_SUPPLIED INFORMATION_
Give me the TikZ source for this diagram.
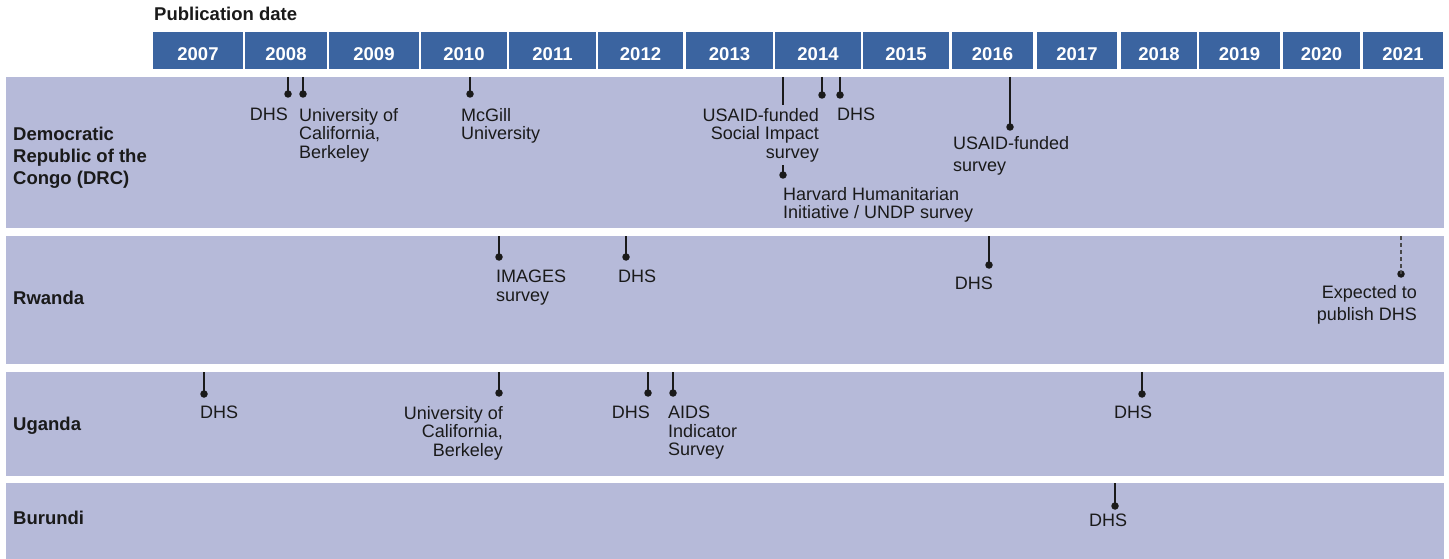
\documentclass[tikz,border=0pt]{standalone}
\usepackage{fontspec}
\setmainfont{Liberation Sans}
\definecolor{band}{RGB}{182,186,217}
\definecolor{hdr}{RGB}{59,100,160}
\definecolor{ink}{RGB}{26,26,26}
\begin{document}
\begin{tikzpicture}[x=1pt,y=-1pt,
  bandbox/.style={fill=band,draw=none},
  yearbox/.style={fill=hdr,text=white,inner sep=0pt,minimum height=37pt,text height=21pt,text depth=0pt,font=\bfseries\fontsize{18.5}{20}\selectfont},
  ctry/.style={inner sep=0pt,text=ink,align=left,font=\bfseries\fontsize{18.5}{22}\selectfont},
  lbl/.style={inner sep=0pt,text=ink,font=\fontsize{18}{18.5}\selectfont},
  lblw/.style={inner sep=0pt,text=ink,font=\fontsize{18}{22}\selectfont},
  dot/.style={circle,fill=ink,inner sep=0pt,minimum size=7.5pt},
  stem/.style={draw=ink,line width=1.4pt},
  dstem/.style={draw=ink!80,line width=1.3pt,dash pattern=on 4pt off 3pt}
]
\useasboundingbox (0,0) rectangle (1449,559);
% title
\node[inner sep=0pt,anchor=base west,text=ink,font=\bfseries\fontsize{18.5}{20}\selectfont] (title) at (154,21) {Publication date};
% year boxes
\foreach \c/\w/\yr in {198/90/2007,286/82/2008,374/90/2009,464/86/2010,552.5/87/2011,640.5/85/2012,729.5/87/2013,818/86/2014,906/86/2015,992.5/81/2016,1077/80/2017,1159/76/2018,1239.5/81/2019,1321.5/77/2020,1403/80/2021}
  \node[yearbox,minimum width=\w pt] (y\yr) at (\c,50.5) {\yr};
% bands
\fill[bandbox] (6,77) rectangle (1444,228);
\fill[bandbox] (6,236) rectangle (1444,364);
\fill[bandbox] (6,372) rectangle (1444,476);
\fill[bandbox] (6,483) rectangle (1444,559);
% countries
\node[ctry,anchor=north west] (drc) at (13,127) {Democratic\\Republic of the\\Congo (DRC)};
\node[ctry,anchor=base west] (rwa) at (13,304) {Rwanda};
\node[ctry,anchor=base west] (uga) at (13,430) {Uganda};
\node[ctry,anchor=base west] (bdi) at (13,524) {Burundi};
% top coordinates of stems
\foreach \n/\x/\yt in {m1/288/77,m2/303/77,m3/470/77,m4/822/77,m5/840/77,m6/783/77,m7/1010/77,
  r1/499/236,r2/626/236,r3/989/236,r4/1401/236,
  u1/204/372,u2/499/372,u3/648/372,u4/673/372,u5/1142/372,b1/1115/483}
  \coordinate (\n t) at (\x,\yt);
% dots
\foreach \n/\x/\yd in {m1/288/94,m2/303/94,m3/470/94,m4/822/95,m5/840/95,m6/783/175,m7/1010/127,
  r1/499/257,r2/626/257,r3/989/265,r4/1401/274,
  u1/204/394,u2/499/393,u3/648/393,u4/673/393,u5/1142/394,b1/1115/506}
  \node[dot] (\n d) at (\x,\yd) {};
% stems
\foreach \n in {m1,m2,m3,m4,m5,m6,m7,r1,r2,r3,u1,u2,u3,u4,u5,b1}
  \draw[stem] (\n t) -- (\n d.center);
\draw[dstem] (r4t) -- (r4d.center);
% labels DRC
\node[lbl,anchor=north east] (m1l) at (288,108) {DHS};
\node[lbl,anchor=north west,align=left] (m2l) at (299,108) {University of\\California,\\Berkeley};
\node[lbl,anchor=north west,align=left] (m3l) at (461,108) {McGill\\University};
\node[lbl,anchor=north east,align=right,fill=band,inner ysep=3pt] (m4l) at (819,105) {USAID-funded\\Social Impact\\survey};
\node[lbl,anchor=north west] (m5l) at (837,108) {DHS};
\node[lbl,anchor=north west,align=left] (m6l) at (783,187) {Harvard Humanitarian\\Initiative / UNDP survey};
\node[lblw,anchor=north west,align=left] (m7l) at (953,136) {USAID-funded\\survey};
% labels Rwanda
\node[lbl,anchor=north west,align=left] (r1l) at (496,270) {IMAGES\\survey};
\node[lbl,anchor=north west] (r2l) at (618,270) {DHS};
\node[lbl,anchor=north east] (r3l) at (993,277) {DHS};
\node[lblw,anchor=north east,align=right] (r4l) at (1417,285) {Expected to\\publish DHS};
% labels Uganda
\node[lbl,anchor=north west] (u1l) at (200,406) {DHS};
\node[lbl,anchor=north east,align=right] (u2l) at (503,406) {University of\\California,\\Berkeley};
\node[lbl,anchor=north east] (u3l) at (650,406) {DHS};
\node[lbl,anchor=north west,align=left] (u4l) at (668,406) {AIDS\\Indicator\\Survey};
\node[lbl,anchor=north] (u5l) at (1133,406) {DHS};
% label Burundi
\node[lbl,anchor=north] (b1l) at (1108,514) {DHS};
\end{tikzpicture}
\end{document}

_CHALLENGE_
All the lines above are to be reproduced exactly, except the pictures.

_CORRECT RESULT_
Give me the TikZ source for this diagram.
\documentclass[tikz,border=0pt]{standalone}
\usepackage{fontspec}
\setmainfont{Liberation Sans}
\definecolor{band}{RGB}{182,186,217}
\definecolor{hdr}{RGB}{59,100,160}
\definecolor{ink}{RGB}{26,26,26}
\begin{document}
\begin{tikzpicture}[x=1pt,y=-1pt,
  bandbox/.style={fill=band,draw=none},
  yearbox/.style={fill=hdr,text=white,inner sep=0pt,minimum height=37pt,text height=21pt,text depth=0pt,font=\bfseries\fontsize{18.5}{20}\selectfont},
  ctry/.style={inner sep=0pt,text=ink,align=left,font=\bfseries\fontsize{18.5}{22}\selectfont},
  lbl/.style={inner sep=0pt,text=ink,font=\fontsize{18}{18.5}\selectfont},
  lblw/.style={inner sep=0pt,text=ink,font=\fontsize{18}{22}\selectfont},
  dot/.style={circle,fill=ink,inner sep=0pt,minimum size=7.5pt},
  stem/.style={draw=ink,line width=1.4pt},
  dstem/.style={draw=ink!80,line width=1.3pt,dash pattern=on 4pt off 3pt}
]
\useasboundingbox (0,0) rectangle (1449,559);
% title
\node[inner sep=0pt,anchor=base west,text=ink,font=\bfseries\fontsize{18.5}{20}\selectfont] (title) at (154,21) {Publication date};
% year boxes
\foreach \c/\w/\yr in {198/90/2007,286/82/2008,374/90/2009,464/86/2010,552.5/87/2011,640.5/85/2012,729.5/87/2013,818/86/2014,906/86/2015,992.5/81/2016,1077/80/2017,1159/76/2018,1239.5/81/2019,1321.5/77/2020,1403/80/2021}
  \node[yearbox,minimum width=\w pt] (y\yr) at (\c,50.5) {\yr};
% bands
\fill[bandbox] (6,77) rectangle (1444,228);
\fill[bandbox] (6,236) rectangle (1444,364);
\fill[bandbox] (6,372) rectangle (1444,476);
\fill[bandbox] (6,483) rectangle (1444,559);
% countries
\node[ctry,anchor=north west] (drc) at (13,127) {Democratic\\Republic of the\\Congo (DRC)};
\node[ctry,anchor=base west] (rwa) at (13,304) {Rwanda};
\node[ctry,anchor=base west] (uga) at (13,430) {Uganda};
\node[ctry,anchor=base west] (bdi) at (13,524) {Burundi};
% top coordinates of stems
\foreach \n/\x/\yt in {m1/288/77,m2/303/77,m3/470/77,m4/822/77,m5/840/77,m6/783/77,m7/1010/77,
  r1/499/236,r2/626/236,r3/989/236,r4/1401/236,
  u1/204/372,u2/499/372,u3/648/372,u4/673/372,u5/1142/372,b1/1115/483}
  \coordinate (\n t) at (\x,\yt);
% dots
\foreach \n/\x/\yd in {m1/288/94,m2/303/94,m3/470/94,m4/822/95,m5/840/95,m6/783/175,m7/1010/127,
  r1/499/257,r2/626/257,r3/989/265,r4/1401/274,
  u1/204/394,u2/499/393,u3/648/393,u4/673/393,u5/1142/394,b1/1115/506}
  \node[dot] (\n d) at (\x,\yd) {};
% stems
\foreach \n in {m1,m2,m3,m4,m5,m6,m7,r1,r2,r3,u1,u2,u3,u4,u5,b1}
  \draw[stem] (\n t) -- (\n d.center);
\draw[dstem] (r4t) -- (r4d.center);
% labels DRC
\node[lbl,anchor=north east] (m1l) at (288,108) {DHS};
\node[lbl,anchor=north west,align=left] (m2l) at (299,108) {University of\\California,\\Berkeley};
\node[lbl,anchor=north west,align=left] (m3l) at (461,108) {McGill\\University};
\node[lbl,anchor=north east,align=right,fill=band,inner ysep=3pt] (m4l) at (819,105) {USAID-funded\\Social Impact\\survey};
\node[lbl,anchor=north west] (m5l) at (837,108) {DHS};
\node[lbl,anchor=north west,align=left] (m6l) at (783,187) {Harvard Humanitarian\\Initiative / UNDP survey};
\node[lblw,anchor=north west,align=left] (m7l) at (953,136) {USAID-funded\\survey};
% labels Rwanda
\node[lbl,anchor=north west,align=left] (r1l) at (496,270) {IMAGES\\survey};
\node[lbl,anchor=north west] (r2l) at (618,270) {DHS};
\node[lbl,anchor=north east] (r3l) at (993,277) {DHS};
\node[lblw,anchor=north east,align=right] (r4l) at (1417,285) {Expected to\\publish DHS};
% labels Uganda
\node[lbl,anchor=north west] (u1l) at (200,406) {DHS};
\node[lbl,anchor=north east,align=right] (u2l) at (503,406) {University of\\California,\\Berkeley};
\node[lbl,anchor=north east] (u3l) at (650,406) {DHS};
\node[lbl,anchor=north west,align=left] (u4l) at (668,406) {AIDS\\Indicator\\Survey};
\node[lbl,anchor=north] (u5l) at (1133,406) {DHS};
% label Burundi
\node[lbl,anchor=north] (b1l) at (1108,514) {DHS};
\end{tikzpicture}
\end{document}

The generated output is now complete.